Dramaturga, roteirista, atriz, diretora e preparadora de elenco, Noá Bonoba, desde a graduação no Instituto Federal do Ceará (IFCE), se interessa pelo teatro do absurdo e pelo teatro pós-dramático e propõe, em suas produções, tensões às hierarquias estabelecidas entre os elementos do espetáculo e às expectativas sobre os corpos e suas performances.
Ainda em sua formação, usou o espaço da disciplina de dramaturgia, mediada pelo professor Fernando Lira, para experimentar outras possibilidades de escritas dramatúrgicas que se distanciassem de uma experiência mais clássica. Explorando com mais energia uma lógica não texto-centrada, sua dramaturgia acaba se vinculando fortemente à encenação como um todo. Nesse contexto, estreia seu primeiro texto: Elefantes famintos em 2015.
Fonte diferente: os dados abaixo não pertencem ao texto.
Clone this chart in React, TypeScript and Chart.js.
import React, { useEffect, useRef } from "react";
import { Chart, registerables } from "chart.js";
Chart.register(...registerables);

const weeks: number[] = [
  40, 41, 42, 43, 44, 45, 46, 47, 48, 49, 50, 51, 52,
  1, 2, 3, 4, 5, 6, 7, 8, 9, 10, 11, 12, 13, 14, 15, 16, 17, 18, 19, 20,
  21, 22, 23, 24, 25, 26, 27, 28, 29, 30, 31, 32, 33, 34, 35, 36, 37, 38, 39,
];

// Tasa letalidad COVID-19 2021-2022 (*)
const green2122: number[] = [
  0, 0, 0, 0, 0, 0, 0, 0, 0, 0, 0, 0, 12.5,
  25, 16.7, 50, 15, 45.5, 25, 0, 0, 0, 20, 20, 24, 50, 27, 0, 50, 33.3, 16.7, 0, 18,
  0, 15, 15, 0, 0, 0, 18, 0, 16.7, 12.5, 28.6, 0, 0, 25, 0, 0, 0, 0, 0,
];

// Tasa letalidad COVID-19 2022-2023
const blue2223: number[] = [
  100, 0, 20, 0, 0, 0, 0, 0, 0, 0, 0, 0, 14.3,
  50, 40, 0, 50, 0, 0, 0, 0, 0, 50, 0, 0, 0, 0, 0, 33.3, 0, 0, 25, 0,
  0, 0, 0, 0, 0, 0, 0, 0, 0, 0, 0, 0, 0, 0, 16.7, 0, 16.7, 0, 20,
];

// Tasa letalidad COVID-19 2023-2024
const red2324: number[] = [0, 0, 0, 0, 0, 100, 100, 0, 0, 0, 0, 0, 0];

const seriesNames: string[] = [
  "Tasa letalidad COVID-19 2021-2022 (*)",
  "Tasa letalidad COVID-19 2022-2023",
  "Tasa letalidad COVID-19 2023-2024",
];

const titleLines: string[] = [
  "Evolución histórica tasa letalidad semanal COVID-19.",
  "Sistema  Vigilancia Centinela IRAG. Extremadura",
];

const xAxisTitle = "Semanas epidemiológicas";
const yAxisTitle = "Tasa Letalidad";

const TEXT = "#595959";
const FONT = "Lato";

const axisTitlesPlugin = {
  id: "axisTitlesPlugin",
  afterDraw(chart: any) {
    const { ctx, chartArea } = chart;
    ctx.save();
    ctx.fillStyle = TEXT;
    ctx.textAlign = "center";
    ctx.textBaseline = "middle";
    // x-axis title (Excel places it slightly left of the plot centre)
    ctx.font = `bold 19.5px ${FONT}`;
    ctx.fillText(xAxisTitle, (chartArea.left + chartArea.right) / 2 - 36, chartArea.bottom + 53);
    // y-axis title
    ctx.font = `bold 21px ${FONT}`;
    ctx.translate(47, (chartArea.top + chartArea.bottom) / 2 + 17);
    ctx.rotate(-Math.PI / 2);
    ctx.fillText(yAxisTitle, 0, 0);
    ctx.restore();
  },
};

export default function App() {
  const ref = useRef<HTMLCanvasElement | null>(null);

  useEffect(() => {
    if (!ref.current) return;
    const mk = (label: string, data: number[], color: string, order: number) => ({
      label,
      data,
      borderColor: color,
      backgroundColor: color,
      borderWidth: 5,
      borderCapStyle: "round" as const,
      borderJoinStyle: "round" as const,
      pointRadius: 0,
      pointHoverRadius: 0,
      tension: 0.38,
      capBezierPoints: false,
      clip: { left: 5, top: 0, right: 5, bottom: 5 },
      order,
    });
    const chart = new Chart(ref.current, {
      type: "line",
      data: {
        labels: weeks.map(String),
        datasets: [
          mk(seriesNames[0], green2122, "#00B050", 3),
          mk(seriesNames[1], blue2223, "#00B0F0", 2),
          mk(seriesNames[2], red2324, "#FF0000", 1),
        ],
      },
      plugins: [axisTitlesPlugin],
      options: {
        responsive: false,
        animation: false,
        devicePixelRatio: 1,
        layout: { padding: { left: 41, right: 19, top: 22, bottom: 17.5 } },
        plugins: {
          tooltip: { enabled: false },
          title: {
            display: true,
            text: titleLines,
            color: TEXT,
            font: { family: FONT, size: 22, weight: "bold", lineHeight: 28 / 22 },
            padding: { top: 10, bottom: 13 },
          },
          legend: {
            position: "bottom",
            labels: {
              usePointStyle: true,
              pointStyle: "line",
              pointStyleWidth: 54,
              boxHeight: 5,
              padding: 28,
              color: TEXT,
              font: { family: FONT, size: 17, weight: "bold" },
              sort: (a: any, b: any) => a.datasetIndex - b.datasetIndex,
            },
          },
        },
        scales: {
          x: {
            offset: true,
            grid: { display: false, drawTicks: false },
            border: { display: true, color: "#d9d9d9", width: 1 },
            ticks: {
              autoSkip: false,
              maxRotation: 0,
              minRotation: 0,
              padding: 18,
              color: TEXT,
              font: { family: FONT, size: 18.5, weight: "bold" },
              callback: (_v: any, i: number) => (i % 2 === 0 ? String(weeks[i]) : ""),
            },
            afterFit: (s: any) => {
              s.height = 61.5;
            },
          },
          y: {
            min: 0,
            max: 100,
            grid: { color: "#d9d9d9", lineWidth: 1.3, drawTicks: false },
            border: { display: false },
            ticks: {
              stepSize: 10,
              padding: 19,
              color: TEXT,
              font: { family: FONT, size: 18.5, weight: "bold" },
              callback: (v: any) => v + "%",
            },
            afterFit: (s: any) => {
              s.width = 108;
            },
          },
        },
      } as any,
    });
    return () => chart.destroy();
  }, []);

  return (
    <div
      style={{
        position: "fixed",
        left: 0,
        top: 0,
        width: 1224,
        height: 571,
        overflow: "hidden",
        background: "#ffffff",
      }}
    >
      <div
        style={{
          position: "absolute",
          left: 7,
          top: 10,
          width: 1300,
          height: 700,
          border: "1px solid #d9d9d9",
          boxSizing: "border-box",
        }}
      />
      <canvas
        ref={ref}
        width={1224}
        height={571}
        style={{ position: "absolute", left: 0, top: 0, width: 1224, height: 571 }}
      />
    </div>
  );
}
Aproximando-se politicamente da questão ambiental, da crise climática e da discussão decolonial, usa da ficção especulativa para criar o espetáculo Notas de uma terra devastada (2018), um duo de Noá com Muriel Cruz Phelipe. Nesse texto, composto apenas por notas, uma personagem no futuro envia relatórios diários para o tempo presente, contando sobre a destruição do planeta, o avanço do aquecimento global, a inundação de continentes inteiros, bem como o ressurgimento de regimes autoritários, as tentativas de adaptação capitalista e a questão das guerras e lixos nucleares.
A atmosfera especulativa segue presente em sua escrita, como é possível constatar ao ler Go Go Bruce (2019), trabalho em que Noá usa de textos próprios e de colagens de outros textos para nos colocar diante de um personagem e suas tentativas de ressuscitar seu amante, e de um rizoma de questões transversais que se materializam em suas reflexões durante sua performance. A artista também transita pelo cinema, tanto como roteirista quanto como preparadora de elenco, e durante a pandemia desenvolveu o vídeo-dança intitulado Travomantra, onde atua como performer, roteirista e diretora. Travomantra está disponível na íntegra no YouTube.
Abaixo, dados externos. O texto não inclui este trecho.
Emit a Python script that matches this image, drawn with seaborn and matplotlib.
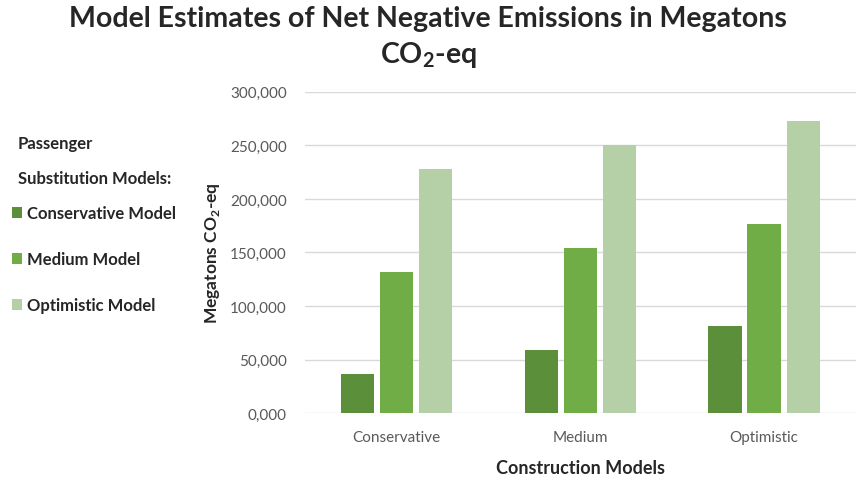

É importante destacar que sua constância no trabalho de direção de atores transforma a performance em um dos elementos centrais de sua produção, tanto como dramaturga/roteirista quanto como diretora. Ao questionar o lugar do fracasso e as expectativas relacionadas ao bom desempenho de uma performance, a artista reflete sobre esse efeito em relação aos corpos dissidentes e como esse argumento, o da “boa performance”, foi e é usado para justificar dinâmicas de opressão como, por exemplo, o transfake.
Noá Bonoba, também dedica parte do seu tempo à participação e à elaboração de projetos que trabalhem pela redistribuição de acessos e formação em arte, em especial projetos voltados à comunidade LGBTQIAP+. Atualmente desenvolve a Residência Teatral para Pessoas Trans e Travestis, na qual atua como encenadora, formadora e dramaturga.
A residência – cujo aspecto de formação é tão forte e dialoga com o desejo de Noá de desenvolver obras nas quais ela consiga reunir um elenco majoritariamente trans – servirá também de processo criativo para um texto seu inédito: Trúqui. O elenco será formado por 10 pessoas que investigarão, em contato com o texto, “formas de dizer”, a performance de falar, tentando se distanciar de uma ideia naturalista de lidar com o texto e compondo um trabalho de coro, semelhante a ideia de uma orquestra.